Do not interrupt, and do not try to fix or solve problems. 

Children used to be taught that it’s rude to interrupt. I’m not sure that message is getting across anymore. The opposite is being modeled on the majority of talk shows and reality programs, where loud, aggressive, in-your-face behavior is encouraged.

Interrupting sends a variety of messages. It says:

  • “I’m more important than you are.”
  • “What I have to say is more interesting/accurate/relevant.”
  • “I don’t care what you think.”
  • “I don’t have time for your opinion.”
  • “This isn’t a conversation, it’s a contest, and I’m going to win.”

We all think and speak at different rates. If we are a quick thinker and an agile talker, the burden is on us to relax our pace for the slower, more thoughtful communicator.

When listening to someone talk about a problem, refrain from trying to fix or suggesting solutions. Most of us don’t want advice. If we do, we’ll ask for it. Most of us prefer to figure out our own solutions. We simply need someone to listen and help us do that. If we are absolutely bursting with a brilliant solution/idea, at least get the speaker’s permission.  Ask, “Would you like to hear my ideas?”

Ask questions to understand better.

When we notice that our question has led the speaker astray, take responsibility for getting the conversation back on track.  Try saying something like, “It was great to hear about your trip, but tell me more about your brother.”

Try our best to feel what the speaker is feeling.

Empathy is the heart and soul of good listening.  Do the best we can to tune into the speaker’s feelings.

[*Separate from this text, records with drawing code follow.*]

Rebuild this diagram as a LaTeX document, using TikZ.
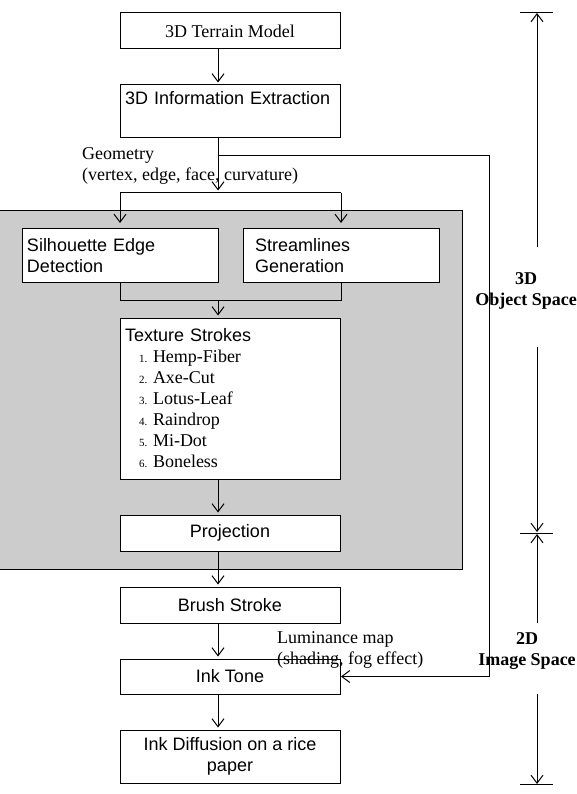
\documentclass[tikz,border=0pt]{standalone}
\usepackage{fontspec}
\setmainfont{Liberation Serif}
\setsansfont{Liberation Sans}
\usetikzlibrary{positioning,arrows.meta,fit,backgrounds}

\newcommand{\strokeitem}[2]{\hspace*{14pt}\makebox[14pt][l]{\rmfamily\fontsize{11}{13}\selectfont #1.}{\rmfamily #2}}

\begin{document}
\begin{tikzpicture}[
  x=1pt, y=-1pt,
  font=\fontsize{18}{21}\selectfont,
  node distance=36pt and 25pt,
  box/.style={draw, line width=1pt, fill=white, align=center,
              font=\fontsize{18}{21}\selectfont\sffamily,
              minimum width=220pt, inner sep=5pt, outer sep=0pt},
  boxl/.style={box, align=left, text width=#1, minimum width=0pt},
  serifbox/.style={box, font=\fontsize{18}{21}\selectfont\rmfamily},
  panel/.style={draw, line width=1pt, fill=black!20, inner xsep=23pt, inner ysep=18pt},
  lbl/.style={align=left, inner sep=0pt},
  side/.style={align=center, inner sep=0pt, font=\fontsize{18}{21}\selectfont\bfseries},
  arr/.style={-{Straight Barb[length=8pt,width=12pt]}, line width=1pt, shorten >=2.5pt},
  wire/.style={line width=1pt},
]
\useasboundingbox (0,0) rectangle (577,794);

% --- 3D input ---
\node[serifbox, minimum height=36pt] (terrain) at (230,31) {3D Terrain Model};
\node[boxl=210pt, minimum height=53pt, below=of terrain] (info) {3D Information Extraction\\\strut};

% --- object space stages ---
\node[boxl=186pt, minimum height=53pt, below=91pt of info.south west] (sil) {Silhouette Edge\\Detection};
\node[boxl=172pt, inner xsep=12pt, minimum height=53pt, right=of sil] (stream) {Streamlines\\Generation};
\node[boxl=210pt, minimum height=161pt, below=180pt of info] (texture) {%
  Texture Strokes\\
  \strokeitem{1}{Hemp-Fiber}\\
  \strokeitem{2}{Axe-Cut}\\
  \strokeitem{3}{Lotus-Leaf}\\
  \strokeitem{4}{Raindrop}\\
  \strokeitem{5}{Mi-Dot}\\
  \strokeitem{6}{Boneless}};
\node[box, minimum height=36pt, below=of texture] (proj) {Projection};

% --- image space stages ---
\node[box, minimum height=36pt, below=of proj] (brush) {Brush Stroke};
\node[box, minimum height=35pt, below=of brush] (ink) {Ink Tone};
\node[box, minimum height=53pt, below=of ink] (diff) {Ink Diffusion on a rice\\paper};

% --- labels ---
\node[lbl, anchor=west] (geom) at (82,166) {Geometry\\(vertex, edge, face, curvature)};
\node[lbl, anchor=west] (lum) at (277,650) {Luminance map\\(shading, fog effect)};
\node[side] (obj) at (526,291) {3D\\Object Space};
\node[side] (img) at (527,651) {2D\\Image Space};

% --- object space panel ---
\begin{pgfonlayer}{background}
  \node[panel, fit=(sil)(stream)(proj)] (objpanel) {};
\end{pgfonlayer}

% --- helper points ---
\coordinate (tap) at (218,156);
\coordinate (fork) at (218,193);
\coordinate (merge) at (218,300);
\coordinate (rail) at (489,156);
\coordinate (dimtop) at (537,13);
\coordinate (dimmid) at (537,533);
\coordinate (dimbot) at (537,784);
\coordinate (objtop) at (537,247);
\coordinate (objbot) at (537,347);
\coordinate (imgtop) at (537,623);
\coordinate (imgbot) at (537,694);

% --- Edges (downward dataflow) ---
\draw[arr] (terrain.south -| fork) -- (info.north -| fork);
\draw[arr] (info.south -| fork) -- (fork);
\draw[wire] (fork -| sil.north) -- (fork -| stream.north);
\draw[arr, shorten >=6pt] (fork -| sil.north) -- (sil.north);
\draw[arr, shorten >=6pt] (fork -| stream.north) -- (stream.north);
\draw[wire] (sil.south) |- (merge -| stream.south) -- (stream.south);
\draw[arr] (merge) -- (texture.north -| merge);
\draw[arr] (texture.south -| merge) -- (proj.north -| merge);
\draw[arr] (proj.south -| merge) -- (brush.north -| merge);
\draw[arr] (brush.south -| merge) -- (ink.north -| merge);
\draw[arr] (ink.south -| merge) -- (diff.north -| merge);
\draw[arr, shorten >=1pt] (tap) -- (rail) -- (rail |- ink.east) -- (ink.east);

% --- space dimensions ---
\draw[wire] ([xshift=-17pt]dimtop) -- ([xshift=16pt]dimtop);
\draw[wire] ([xshift=-17pt]dimmid) -- ([xshift=16pt]dimmid);
\draw[wire] ([xshift=-17pt]dimbot) -- ([xshift=16pt]dimbot);
\draw[arr, shorten >=0pt] (objtop) -- (dimtop);
\draw[arr, shorten >=1pt] (objbot) -- (dimmid);
\draw[arr, shorten >=1pt] (imgtop) -- (dimmid);
\draw[arr, shorten >=0pt] (imgbot) -- (dimbot);

\end{tikzpicture}
\end{document}
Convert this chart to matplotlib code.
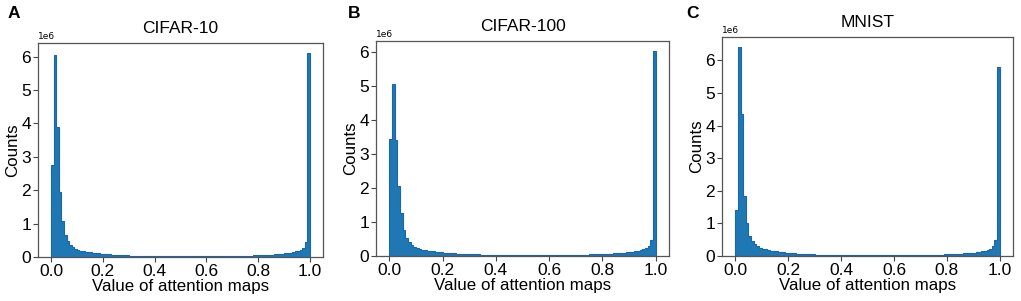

If we feel sad when another expresses sadness, joyful when they express joy, fearful when they describe their fears (and we should convey those feelings through our facial expressions and words), our effectiveness is high as a good listener.

To experience empathy, we need to put ourselves in the other person’s place and allow ourselves to feel what it’s like to be in their shoes at that moment. This is not an easy thing to do. It takes energy and concentration. But it’s very generous and helpful to do.  It also facilitates communication like nothing else does.

Give positive feedback.

Give the speaker some proof that we are listening, that we are following their train of thought by reflecting their feelings. “How thrilling!” or “That was a horrible thing for you.” or “I can see how you might have been confused.” If the speaker’s feelings are hidden or unclear, then occasionally paraphrase their message. Or just nod and show understanding with appropriate facial expressions and an occasional well-timed “hmmm” or “uh huh.”

Pay attention to what isn’t said—to nonverbal cues.

We extract much information about each other without saying a word. Even over the phone, we can learn almost as much about a person from the tone and cadence of another’s voice than from anything they say.

Face to face with a person, we can detect enthusiasm, boredom, or irritation quickly in the expression around the eyes, the set of the mouth, the slope of the shoulders. These are clues we cannot ignore. When listening, know that words tell us only a fraction of the message.

Begin today!  What better holiday to begin practicing these new listening skills!